Christchurch Mosque Shootings

Fire and Emergency New Zealand

Christchurch Mosque Shootings

Last Friday was a sad time for all of us.  Many of those who were killed had been victims in their own countries. They came to NZ to find safety and a better life but now have become victims in our country. 

Our contribution to the Police response was small, but important.  We deployed our Remotely Piloted Air Systems to help with surveillance, we resourced Police with some Thermal Imaging Cameras and our Regional Co-ordination Centres were stood-up, and ensured that we were alert and that information flowed. We also offered first response support to St John to help with other medical calls as they were focused on helping the victims of the shooting, but we didn’t receive any medical calls during this time. Our command vehicles and their hazardous material equipment were also on stand-by if required. My thanks to those who deployed, were on duty or stand-by throughout the country. Well done. 

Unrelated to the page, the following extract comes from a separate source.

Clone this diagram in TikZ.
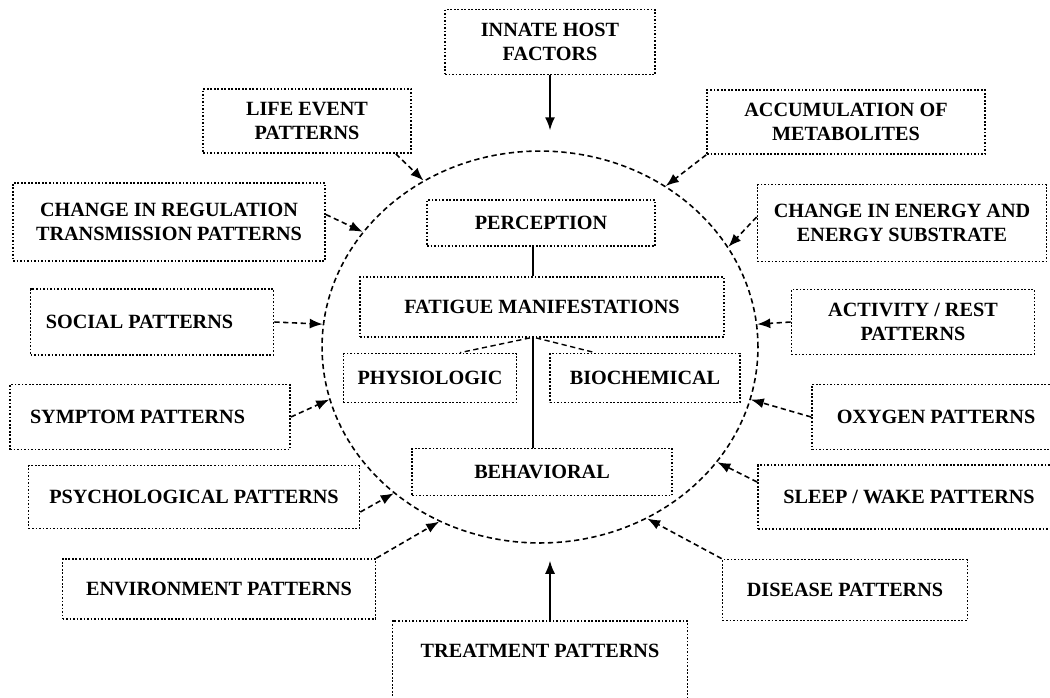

Throughout this tragic event, our concern was how we would balance ensuring that the public remained protected, while keeping our own people safe. To do this, we required our trucks and people to remain in their stations unless called out on a task. Once we knew that the threat had decreased, we decided that going back onto the streets was the best way to help and be there for our Christchurch community in a time of terrible need. This was a new situation for many and we will be conducting a review of our actions to learn from this situation. 

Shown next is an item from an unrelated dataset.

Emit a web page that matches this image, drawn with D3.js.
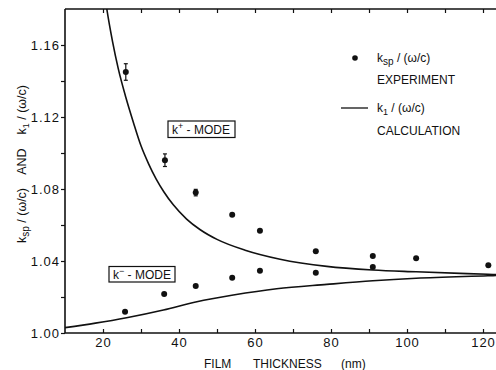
<!DOCTYPE html>
<html>
<head>
<meta charset="utf-8">
<script src="https://cdn.jsdelivr.net/npm/d3@7"></script>
<style>
  html, body { margin: 0; padding: 0; background: #fff; }
  svg { display: block; font-family: "Liberation Sans", Arial, sans-serif; }
  text { white-space: pre; fill: #111; }
</style>
</head>
<body>
<svg id="chart" width="496" height="370"></svg>
<script>
// Measured surface-plasmon wave vectors (k+ branch and k- branch)
const thicknessPlus = [26, 36.3, 44.4, 54, 61.3, 76, 91, 102.4, 121.4];
const kspPlus = [1.145, 1.096, 1.078, 1.0657, 1.0568, 1.0454, 1.0428, 1.0415, 1.0376];
const kspPlusErr = [0.0046, 0.0035, 0.0018, 0, 0, 0, 0, 0, 0];

const thicknessMinus = [25.8, 36.1, 44.4, 54, 61.3, 76, 91];
const kspMinus = [1.0118, 1.0217, 1.0261, 1.0307, 1.0346, 1.0335, 1.0367];

// Calculated dispersion k1/(w/c) for both modes
const calcPlusThickness = [20.3, 21, 22.5, 24, 26, 28, 30, 32, 34, 36, 38.5, 42, 45.5, 50, 57.4, 66.6, 78.9, 91, 102.4, 121.3, 124];
const calcPlus = [1.19, 1.180, 1.162, 1.147, 1.131, 1.117, 1.104, 1.094, 1.0855, 1.0785, 1.0712, 1.0633, 1.0575, 1.052, 1.046, 1.041, 1.037, 1.035, 1.034, 1.0326, 1.0324];
const calcMinusThickness = [10, 18, 26.2, 35.9, 44.7, 54.3, 65.7, 78.9, 91, 102.4, 121.3, 124];
const calcMinus = [1.0030, 1.0055, 1.0085, 1.0128, 1.0174, 1.0211, 1.0246, 1.0270, 1.0290, 1.0304, 1.0318, 1.0320];

// Axis ticks
const xTicks = [20, 30, 40, 50, 60, 70, 80, 90, 100, 110, 120];
const xTickLabels = [20, 40, 60, 80, 100, 120];
const yTicks = [1.00, 1.02, 1.04, 1.06, 1.08, 1.10, 1.12, 1.14, 1.16];
const yTickLabels = [1.00, 1.04, 1.08, 1.12, 1.16];

const ink = "#111";
const svg = d3.select("#chart");
const L = 65, R = 496, T = 9, B = 333;

const x = d3.scaleLinear().domain([10, 123.42]).range([L, R]);
const y = d3.scaleLinear().domain([1.00, 1.18]).range([B, T]);

svg.append("clipPath").attr("id", "plot")
  .append("rect").attr("x", L).attr("y", T).attr("width", R - L).attr("height", B - T);

// Bottom axis: inward ticks every 10, labels every 20
const axisB = svg.append("g").attr("transform", `translate(0,${B})`)
  .call(d3.axisBottom(x).tickValues(xTicks).tickSize(-4).tickPadding(5)
    .tickFormat(d => xTickLabels.includes(d) ? String(d) : ""));
// Top axis: inward ticks only
const axisT = svg.append("g").attr("transform", `translate(0,${T})`)
  .call(d3.axisTop(x).tickValues(xTicks).tickSize(-4).tickFormat(""));
// Left axis: outward ticks every 0.02, labels every 0.04
const axisL = svg.append("g").attr("transform", `translate(${L},0)`)
  .call(d3.axisLeft(y).tickValues(yTicks).tickSize(4).tickPadding(1)
    .tickFormat(d => yTickLabels.some(v => Math.abs(v - d) < 1e-9) ? d3.format(".2f")(d) : ""));

[axisB, axisT, axisL].forEach(g => {
  g.selectAll(".domain").attr("stroke", ink).attr("stroke-width", 1.6);
  g.selectAll(".tick line").attr("stroke", ink).attr("stroke-width", 1.2);
  g.selectAll("text").attr("fill", ink).style("font-size", "13px")
    .style("font-family", "Liberation Sans, Arial, sans-serif").style("letter-spacing", "1px");
});
axisT.select(".domain").attr("stroke-width", 1.3);
// keep axis lines flush with the frame (no outer ticks)
axisB.select(".domain").attr("d", `M${L},0H${R}`);
axisT.select(".domain").attr("d", `M${L},0H${R}`);
axisL.select(".domain").attr("d", `M0,${T}V${B}`);

// Calculated curves
const plot = svg.append("g").attr("clip-path", "url(#plot)");
const line = d3.line().x(d => x(d[0])).y(d => y(d[1])).curve(d3.curveMonotoneX);
plot.append("path")
  .datum(d3.zip(calcPlusThickness, calcPlus))
  .attr("d", line).attr("fill", "none").attr("stroke", ink).attr("stroke-width", 1.6);
plot.append("path")
  .datum(d3.zip(calcMinusThickness, calcMinus))
  .attr("d", line).attr("fill", "none").attr("stroke", ink).attr("stroke-width", 1.6);

// Error bars on the k+ measurements
const errs = d3.zip(thicknessPlus, kspPlus, kspPlusErr).filter(d => d[2] > 0);
const eg = plot.append("g").attr("stroke", ink).attr("stroke-width", 1.2);
errs.forEach(([t, v, e]) => {
  eg.append("line").attr("x1", x(t)).attr("x2", x(t)).attr("y1", y(v - e)).attr("y2", y(v + e));
  eg.append("line").attr("x1", x(t) - 2).attr("x2", x(t) + 2).attr("y1", y(v - e)).attr("y2", y(v - e));
  eg.append("line").attr("x1", x(t) - 2).attr("x2", x(t) + 2).attr("y1", y(v + e)).attr("y2", y(v + e));
});

// Measured points
plot.append("g").selectAll("circle")
  .data(d3.zip(thicknessPlus, kspPlus).concat(d3.zip(thicknessMinus, kspMinus)))
  .join("circle")
  .attr("cx", d => x(d[0])).attr("cy", d => y(d[1])).attr("r", 3).attr("fill", ink);

// Mode labels in boxes
function modeLabel(bx, by, bw, bh, sup) {
  svg.append("rect").attr("x", bx).attr("y", by).attr("width", bw).attr("height", bh)
    .attr("fill", "#fff").attr("stroke", ink).attr("stroke-width", 1.2);
  const t = svg.append("text").attr("x", bx + 4).attr("y", by + bh - 3.5).style("font-size", "12px");
  t.append("tspan").text("k");
  t.append("tspan").attr("dy", -5).style("font-size", "9px").text(sup);
  t.append("tspan").attr("dy", 5).text(" - MODE");
}
modeLabel(168, 121, 67, 16.5, "+");
modeLabel(109, 266.5, 66, 15.5, "\u2212");

// Legend
svg.append("circle").attr("cx", 355).attr("cy", 58).attr("r", 2.8).attr("fill", ink);
const l1 = svg.append("text").attr("x", 377).attr("y", 62).style("font-size", "12px");
l1.append("tspan").text("k");
l1.append("tspan").attr("dy", 3).style("font-size", "10px").text("sp");
l1.append("tspan").attr("dy", -3).text(" / (\u03c9/c)");
svg.append("text").attr("x", 377).attr("y", 84).style("font-size", "12px").text("EXPERIMENT");

svg.append("line").attr("x1", 341).attr("x2", 368).attr("y1", 108).attr("y2", 108)
  .attr("stroke", ink).attr("stroke-width", 1.3);
const l2 = svg.append("text").attr("x", 377).attr("y", 112).style("font-size", "12px");
l2.append("tspan").text("k");
l2.append("tspan").attr("dy", 3).style("font-size", "9px").text("1");
l2.append("tspan").attr("dy", -3).text(" / (\u03c9/c)");
svg.append("text").attr("x", 377).attr("y", 135).style("font-size", "12px").text("CALCULATION");

// Axis titles
const xt = svg.append("g").style("font-size", "12px");
xt.append("text").attr("x", 204).attr("y", 368).text("FILM");
xt.append("text").attr("x", 253).attr("y", 368).text("THICKNESS");
xt.append("text").attr("x", 341).attr("y", 368).text("(nm)");

const yt = svg.append("text").attr("transform", "translate(26,164) rotate(-90)")
  .attr("text-anchor", "middle").style("font-size", "12.5px");
yt.append("tspan").text("k");
yt.append("tspan").attr("dy", 3).style("font-size", "10px").text("sp");
yt.append("tspan").attr("dy", -3).text(" / (\u03c9/c)    AND    k");
yt.append("tspan").attr("dy", 3).style("font-size", "9px").text("1");
yt.append("tspan").attr("dy", -3).text(" / (\u03c9/c)");
</script>
</body>
</html>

We are all processing this horrific event in our own separate ways. Please remember to take care of yourselves and that we have a range of support services available to you. I encourage you to access this if you need it. A full list of services can be found here on our portal

Someone brought extreme racial hatred into our country from the outside, but as our Prime Minister Jacinda Adern stated – that is not what New Zealand is or who New Zealanders are.  Within Fire and Emergency, we have been working to establish an environment where differences are accepted, welcomed and respected, where people can feel safe to be who they really are.  This is the time when we must live up to those values, more strongly than ever. We all need to strive to create a stronger environment of understanding and respect. 

For those of you within Fire and Emergency, who are from varying religions or ethnicities – you are welcome among us and an integral part of our whanau. 

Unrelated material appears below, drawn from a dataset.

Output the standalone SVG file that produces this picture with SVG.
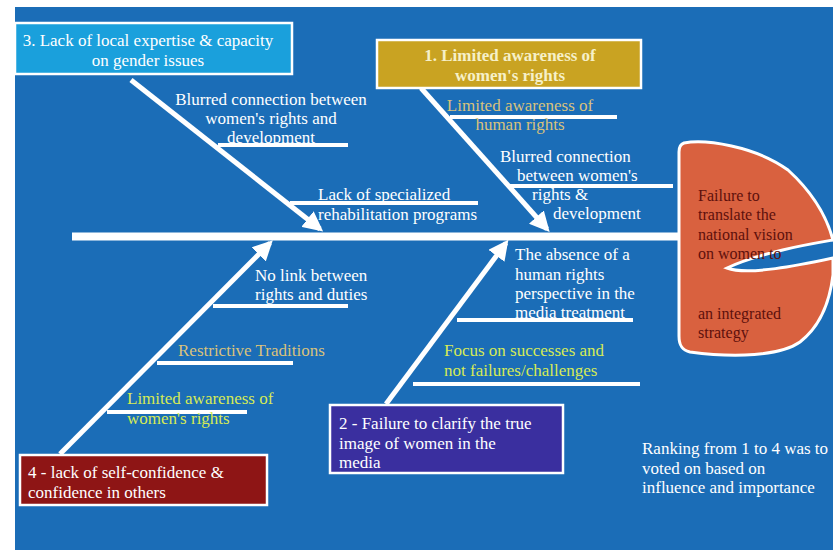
<svg xmlns="http://www.w3.org/2000/svg" width="833" height="550" viewBox="0 0 833 550">
<defs>
<marker id="arr" viewBox="0 0 10 10" refX="8" refY="5" markerWidth="4" markerHeight="4" orient="auto" markerUnits="strokeWidth">
<path d="M0,0 L10,5 L0,10 Z" fill="#ffffff"/>
</marker>
<style>
text{font-family:"Liberation Serif","Times New Roman",serif;font-size:17px;}
.w{fill:#ffffff;}
.tan{fill:#d9c27c;}
.yg{fill:#d6ea55;}
.hd{fill:#5e100c;font-size:16px;}
.bone{stroke:#ffffff;stroke-width:5;fill:none;stroke-linecap:butt;}
.sub{stroke:#ffffff;stroke-width:4;fill:none;}
.box{stroke:#ffffff;stroke-width:2.5;}
</style>
</defs>
<rect x="0" y="0" width="833" height="550" fill="#ffffff"/>
<rect x="15" y="7" width="818" height="543" fill="#1b6db7"/>

<g id="connectors">
<line x1="72" y1="236.5" x2="682" y2="236.5" stroke="#ffffff" stroke-width="8"/>
<line class="bone" x1="131" y1="80" x2="320" y2="229" marker-end="url(#arr)"/>
<line class="bone" x1="421" y1="88" x2="547" y2="229" marker-end="url(#arr)"/>
<line class="bone" x1="60" y1="454" x2="270" y2="243" marker-end="url(#arr)"/>
<line class="bone" x1="386" y1="404" x2="506" y2="243" marker-end="url(#arr)"/>
<line class="sub" x1="218" y1="145" x2="348" y2="145"/>
<line class="sub" x1="290" y1="203" x2="478" y2="203"/>
<line class="sub" x1="450" y1="117" x2="617" y2="117"/>
<line class="sub" x1="510" y1="186" x2="673" y2="186"/>
<line class="sub" x1="213" y1="306" x2="348" y2="306"/>
<line class="sub" x1="157" y1="363" x2="293" y2="363"/>
<line class="sub" x1="107" y1="412" x2="247" y2="412"/>
<line class="sub" x1="457" y1="320" x2="633" y2="320"/>
<line class="sub" x1="413" y1="384" x2="640" y2="384"/>
</g>

<g id="head">
<path d="M684,143 C705,139 755,146 788,170 C810,190 826,214 833,240 C810,244 762,252 727,268 C748,276 800,265 833,258 L833,275 C830,300 822,325 800,342 C780,356 735,358 690,352 C681,350 679,344 679,336 L679,152 C679,147 681,144 684,143 Z" fill="#d9613f" stroke="#ffffff" stroke-width="3"/>
<text class="hd" x="698" y="201">Failure to</text>
<text class="hd" x="698" y="220">translate the</text>
<text class="hd" x="698" y="240">national vision</text>
<text class="hd" x="698" y="259">on women to</text>
<text class="hd" x="698" y="319">an integrated</text>
<text class="hd" x="698" y="338">strategy</text>
</g>

<g id="cause3">
<rect class="box" x="15" y="23" width="277" height="51" fill="#1aa0dc"/>
<text class="w" x="148" y="46" text-anchor="middle">3. Lack of local expertise &amp; capacity</text>
<text class="w" x="148" y="66" text-anchor="middle">on gender issues</text>
</g>
<g id="cause3-sub1">
<text class="w" x="271" y="105" text-anchor="middle">Blurred connection between</text>
<text class="w" x="271" y="124" text-anchor="middle">women's rights and</text>
<text class="w" x="271" y="143" text-anchor="middle">development</text>
</g>
<g id="cause3-sub2">
<text class="w" x="318" y="200">Lack of specialized</text>
<text class="w" x="318" y="220">rehabilitation programs</text>
</g>

<g id="cause1">
<rect class="box" x="377" y="40" width="264" height="48" fill="#c9a322"/>
<text x="510" y="61" text-anchor="middle" fill="#f6f0c8" font-weight="bold">1. Limited awareness of</text>
<text x="510" y="81" text-anchor="middle" fill="#f6f0c8" font-weight="bold">women's rights</text>
</g>
<g id="cause1-sub1">
<text class="tan" x="520" y="111" text-anchor="middle">Limited awareness of</text>
<text class="tan" x="520" y="130" text-anchor="middle">human rights</text>
</g>
<g id="cause1-sub2">
<text class="w" x="500" y="162">Blurred connection</text>
<text class="w" x="517" y="181">between women's</text>
<text class="w" x="532" y="200">rights &amp;</text>
<text class="w" x="553" y="219">development</text>
</g>

<g id="cause4">
<rect class="box" x="20" y="455" width="247" height="50" fill="#8e1515"/>
<text class="w" x="28" y="478">4 - lack of self-confidence &amp;</text>
<text class="w" x="28" y="498">confidence in others</text>
</g>
<g id="cause4-sub1">
<text class="w" x="255" y="281">No link between</text>
<text class="w" x="255" y="300">rights and duties</text>
</g>
<g id="cause4-sub2">
<text class="tan" x="178" y="356">Restrictive Traditions</text>
</g>
<g id="cause4-sub3">
<text class="yg" x="127" y="404">Limited awareness of</text>
<text class="yg" x="127" y="424">women's rights</text>
</g>

<g id="cause2">
<rect class="box" x="330" y="405" width="233" height="68" fill="#3a2f9f"/>
<text class="w" x="339" y="429">2 - Failure to clarify the true</text>
<text class="w" x="339" y="449">image of women in the</text>
<text class="w" x="339" y="468">media</text>
</g>
<g id="cause2-sub1">
<text class="w" x="515" y="260">The absence of a</text>
<text class="w" x="515" y="280">human rights</text>
<text class="w" x="515" y="299">perspective in the</text>
<text class="w" x="515" y="318">media treatment</text>
</g>
<g id="cause2-sub2">
<text class="yg" x="444" y="356">Focus on successes and</text>
<text class="yg" x="444" y="376">not failures/challenges</text>
</g>

<g id="note">
<text class="w" x="642" y="454">Ranking from 1 to 4 was to</text>
<text class="w" x="642" y="474">voted on based on</text>
<text class="w" x="642" y="493">influence and importance</text>
</g>
</svg>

For all of us, this is also a time to show the public what we stand for.  I ask you to please call by mosques and places of significance to other religions or racial groups and make it known that we welcome them in New Zealand, and that we will always be there to protect them.  That is what firefighters and firefighting organisations do – protect people, no matter who they are. 

We can do our bit to make New Zealand a stronger and safer place.  Now is the time to stand up.